Officials in Portland, as well as San Francisco, Broward County, Fla., and other communities, have argued that high-speed access to the Internet through cable should be subject to local regulation, just as cable TV franchises are.

But the 9th U.S. Circuit Court of Appeals ruled that AT&T, which has spent billions buying cable companies to create a national network for local telephone and high-speed Internet service, does not fit the legal definition of a cable TV network. Instead, it is a telecommunications service, and therefore subject only by federal law, the court said.

The ruling is a setback for other Internet service providers such as America Online, which have argued that AT&T should be forced to open its cables to other competitors.

In a statement, AT&T said it is pleased with the ruling ''because it clarifies decisively the limits of local authority when it comes to the provision of high-speed Internet access over cable.''

ExciteAtHome, which is partially owned by AT&T, has exclusive rights until 2002 with AT&T - and agreements with several other cable systems - to sell high-speed Internet access.
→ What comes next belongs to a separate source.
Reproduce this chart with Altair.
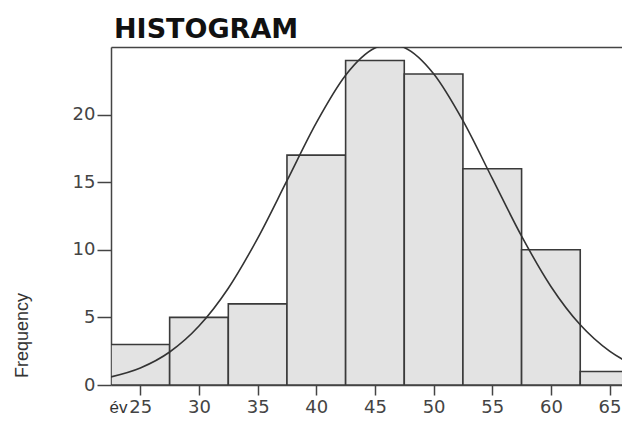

ExciteAtHome stock climbed $1.688 on the news to $20.625 on the Nasdaq Stock Market. AT&T rose 75 cents to $35.688 on the New York Stock Exchange.

AT&T bought Tele-Communications Inc. in 1998, thereby receiving a stake in the AtHome cable network, which later merged with Excite. Since then, it has invested heavily in cable networks, betting that they will be the dominant way of providing people with high-speed access to the Internet.

AT&T told the appeals court that it should be able to control Internet access to the cable TV network it purchased and that the city and surrounding Multnomah County have no right to make it do otherwise.

Local officials countered that they were simply protecting the city from a monopoly when they voted to force AT&T to open up its network to competitors.

U.S. District Judge Owen Panner ruled last June that the city and county had the authority to pass the ordinance.

But the 9th Circuit disagreed, ruling that AT&T is a telecommunications network and is regulated solely by the Federal Communications Commission.